Posted on Thursday, Apr 22, 2021 by Rafael Sierra, ed. Marya Morgan
(K-LOVE Closer Look) – Turns out there is no substitute – none – for real human blood. It is entirely unique. “Blood doesn’t grow on trees," says Rodney Wilson of the American Red Cross. The life-saving transfusion you or a loved one may need depends on the generosity of your neighbors. “We can’t make it in a lab – it can only come from a donor willing to give it.”
Since blood can only be stored for about 40 days, entities like Red Cross work diligently to keep adequate advance supply. “When you go to the hospital you just assume that all the medical care you need would be at the hospital, but blood is a perishable item.” Blood donated on Monday is often delivered into someone else by Friday. “We typically separate each donation into three parts,” Wilson explains, “your platelets could go to a cancer patient, your red blood cells might help someone who’s in a car accident and your plasma could potentially help a burn victim.”
“Your one donation has the potential to help save up to three different lives. It’s pretty cool.”
COVID-19 stay-at-home orders temporarily drove down both demand and supply, but now that people are getting out more and hospitals are rescheduling delayed surgeries, the need for donated blood is on the rise. “Each blood type has its own unique properties,” which Wilson affirms makes all blood types welcome. You don’t need to know which one you are ahead of time as Red Cross will let you know what your blood type is after your donation -- as well as confirm whether or not you have COVID-19 anti-bodies.

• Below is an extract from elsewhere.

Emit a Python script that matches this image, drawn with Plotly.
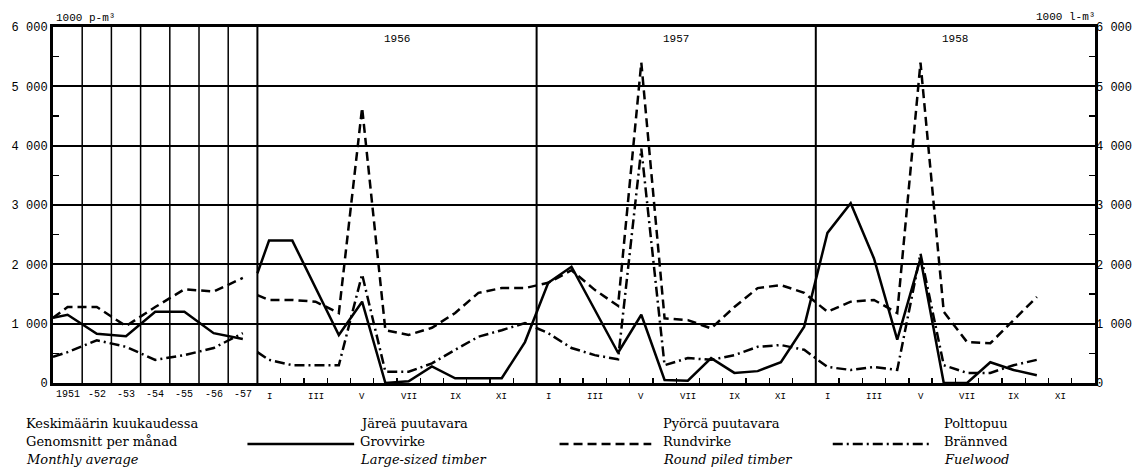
import plotly.graph_objects as go

# ---------------- data (1000 m3) ----------------
years = ["1951", "-52", "-53", "-54", "-55", "-56", "-57"]
month_labels = ["I", "", "III", "", "V", "", "VII", "", "IX", "", "XI", ""]
panel_years = ["1956", "1957", "1958"]

# yearly monthly-averages
large_yearly = [1150, 830, 790, 1200, 1200, 840, 740]
round_yearly = [1280, 1280, 960, 1280, 1580, 1540, 1770]
fuel_yearly = [520, 720, 610, 390, 470, 590, 840]
# value where each yearly curve starts at the left border
large_yearly_lead = 1100
round_yearly_lead = 1100
fuel_yearly_lead = 440

# monthly values
large_1956 = [2400, 2400, 1600, 810, 1370, 0, 30, 280, 80, 80, 80, 690]
large_1957 = [1690, 1960, 1230, 510, 1150, 50, 40, 420, 170, 200, 350, 950]
large_1958 = [2530, 3030, 2100, 730, 2100, 0, 0, 350, 220, 130]

round_1956 = [1400, 1400, 1370, 1180, 4640, 890, 810, 930, 1180, 1520, 1600, 1600]
round_1957 = [1690, 1900, 1570, 1300, 5400, 1090, 1060, 920, 1280, 1600, 1650, 1520]
round_1958 = [1200, 1370, 1400, 1180, 5400, 1200, 690, 670, 1060, 1450]

fuel_1956 = [390, 300, 300, 300, 1830, 190, 190, 330, 560, 780, 890, 1010]
fuel_1957 = [840, 590, 470, 400, 3950, 300, 420, 390, 470, 610, 640, 560]
fuel_1958 = [270, 220, 270, 220, 2180, 300, 170, 170, 300, 390]

# value where each monthly curve starts at the 1956 border (carried over from Dec 1955)
large_month_lead = 1850
round_month_lead = 1480
fuel_month_lead = 520

y_ticks = [0, 1000, 2000, 3000, 4000, 5000, 6000]
y_ticktext = ["0", "1 000", "2 000", "3 000", "4 000", "5 000", "6 000"]

# ---------------- layout geometry ----------------
W, H = 1144, 468
L, R, T, B = 52, 1097, 27, 383
YW = 1.0                       # width of one yearly column
MW = (840 / 36) / (205 / 7)    # width of one month column
N_Y = len(years)
N_M = 36
X0M = N_Y * YW
XMAX = X0M + N_M * MW

def px_x(px):
    return (px - L) / (R - L)

def px_y(py):
    return (B - py) / (B - T)

x_year = [(i + 0.5) * YW for i in range(N_Y)]
x_month = [X0M + (k + 0.5) * MW for k in range(N_M)]


def build(lead_y, yearly, lead_m, m56, m57, m58):
    xs = [0.0] + x_year + [None, X0M]
    ys = [lead_y] + yearly + [None, lead_m]
    mvals = m56 + m57 + m58
    xs += x_month[:len(mvals)]
    ys += mvals
    return xs, ys


DASH_SOLID = "solid"
DASH_ROUND = "9px,5px"
DASH_FUEL = "10px,4px,2px,4px"

fig = go.Figure()
for (lead_y, yearly, lead_m, a, b, c, dash) in [
    (large_yearly_lead, large_yearly, large_month_lead, large_1956, large_1957, large_1958, DASH_SOLID),
    (round_yearly_lead, round_yearly, round_month_lead, round_1956, round_1957, round_1958, DASH_ROUND),
    (fuel_yearly_lead, fuel_yearly, fuel_month_lead, fuel_1956, fuel_1957, fuel_1958, DASH_FUEL),
]:
    xs, ys = build(lead_y, yearly, lead_m, a, b, c)
    fig.add_trace(go.Scatter(x=xs, y=ys, mode="lines", connectgaps=False,
                             line=dict(color="black", width=2.5, dash=dash),
                             hoverinfo="skip", showlegend=False))

# dummy trace for right axis
fig.add_trace(go.Scatter(x=[None], y=[None], yaxis="y2", showlegend=False, hoverinfo="skip"))

shapes = []
# vertical lines in the yearly section
for i in range(1, N_Y + 1):
    shapes.append(dict(type="line", xref="x", yref="paper", x0=i * YW, x1=i * YW, y0=0, y1=1,
                       line=dict(color="black", width=2 if i == N_Y else 1.5)))
# year boundaries in the monthly section
for j in range(1, 3):
    xv = X0M + j * 12 * MW
    shapes.append(dict(type="line", xref="x", yref="paper", x0=xv, x1=xv, y0=0, y1=1,
                       line=dict(color="black", width=2)))

annotations = []
mono = "Liberation Mono, DejaVu Sans Mono, monospace"
tick_font = dict(family=mono, size=10, color="black")
# yearly labels
for i, lab in enumerate(years):
    annotations.append(dict(x=x_year[i], y=px_y(394), xref="x", yref="paper", text=lab,
                            showarrow=False, font=tick_font, xanchor="center", yanchor="middle"))
# month labels
for yi in range(3):
    for k, lab in enumerate(month_labels):
        if lab:
            annotations.append(dict(x=x_month[yi * 12 + k], y=px_y(397), xref="x", yref="paper",
                                    text=lab, showarrow=False, font=dict(family=mono, size=9, color="black"),
                                    xanchor="center", yanchor="middle"))
# year titles in panels
for yi, lab in enumerate(panel_years):
    annotations.append(dict(x=X0M + (yi + 0.5) * 12 * MW, y=px_y(39), xref="x", yref="paper", text=lab,
                            showarrow=False, font=dict(family=mono, size=11, color="black"),
                            xanchor="center", yanchor="middle"))
# unit labels
annotations.append(dict(x=px_x(53), y=px_y(18), xref="paper", yref="paper", text="1000 p-m³",
                        showarrow=False, font=dict(family=mono, size=11, color="black"),
                        xanchor="left", yanchor="middle"))
annotations.append(dict(x=px_x(1099), y=px_y(17), xref="paper", yref="paper", text="1000 l-m³",
                        showarrow=False, font=dict(family=mono, size=11, color="black"),
                        xanchor="right", yanchor="middle"))

# legend block
leg_font = "DejaVu Serif, Liberation Serif, serif"
rows = [423, 441, 459]
columns = [
    (23, ["Keskimäärin kuukaudessa", "Genomsnitt per månad", "<i>Monthly average</i>"]),
    (358, ["Järeä puutavara", "Grovvirke", "<i>Large-sized timber</i>"]),
    (662, ["Pyörcä puutavara", "Rundvirke", "<i>Round piled timber</i>"]),
    (944, ["Polttopuu", "Brännved", "<i>Fuelwood</i>"]),
]
for x0, texts in columns:
    for ry, t in zip(rows, texts):
        annotations.append(dict(x=px_x(x0), y=px_y(ry), xref="paper", yref="paper", text=t,
                                showarrow=False, font=dict(family=leg_font, size=13, color="black"),
                                xanchor="left", yanchor="middle"))
samples = [(247, 354, DASH_SOLID), (560, 652, DASH_ROUND), (834, 933, DASH_FUEL)]
for a, b, dash in samples:
    shapes.append(dict(type="line", xref="paper", yref="paper", x0=px_x(a), x1=px_x(b),
                       y0=px_y(444), y1=px_y(444), line=dict(color="black", width=2.5, dash=dash)))

month_bounds = [X0M + k * MW for k in range(1, N_M)]

fig.update_layout(
    width=W, height=H,
    margin=dict(l=L, r=W - R, t=T, b=H - B),
    paper_bgcolor="white", plot_bgcolor="white",
    showlegend=False,
    shapes=shapes, annotations=annotations,
    xaxis=dict(range=[0, XMAX], showgrid=False, zeroline=False,
               tickvals=month_bounds, ticks="inside", ticklen=5, tickwidth=1.3, tickcolor="black",
               showticklabels=False, showline=True, linecolor="black", linewidth=3, mirror=True),
    yaxis=dict(range=[0, 6000], tickvals=y_ticks, ticktext=y_ticktext, ticks="",
               showgrid=True, gridcolor="black", gridwidth=2, zeroline=False,
               showline=True, linecolor="black", linewidth=3, mirror=True,
               tickfont=dict(family=mono, size=12, color="black"),
               minor=dict(tickvals=[500, 1500, 2500, 3500, 4500, 5500], ticks="inside", ticklen=6,
                          tickcolor="black", tickwidth=1.3, showgrid=False)),
    yaxis2=dict(range=[0, 6000], overlaying="y", side="right", tickvals=y_ticks, ticktext=y_ticktext,
                ticks="", showgrid=False, zeroline=False, showline=False,
                tickfont=dict(family=mono, size=12, color="black"),
                minor=dict(tickvals=[500, 1500, 2500, 3500, 4500, 5500], ticks="inside", ticklen=6,
                           tickcolor="black", tickwidth=1.3, showgrid=False)),
)

fig.write_html("out.html", config={"displayModeBar": False, "staticPlot": True},
               post_script="document.body.style.margin='0';document.body.style.overflow='hidden';")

So what’s it like to give blood? The process takes about 10 minutes. “Most people are afraid of the needle, afraid it’s going to be painful,” Wilson says, “but when the needle enters your arm, you feel a quick pinch and then you don’t feel pain. There’s no discomfort or pain.”
“I’ve stood next to so many people on the donor bed…and so many of them have said, ‘wow, that was nothing, I wish I’d gotten over this fear years ago.”
While you must be at least 17-yrs-old to begin giving blood, there is no upper age limit. “As long as you are healthy and feeling well, you can donate blood until you’re 100.” You do need to weigh at least 110 lbs but even international travel or prescription medications cause only a temporary delay. “If you don’t know if you’re eligible to give blood, we encourage you to just go to a blood drive and present to donate -- a Red Cross staff person will walk through your own eligibility."
“If you think about how you can make a difference, how you can help your neighbors, giving blood is such an easy, quick thing you can do -- and it makes such a big impact.”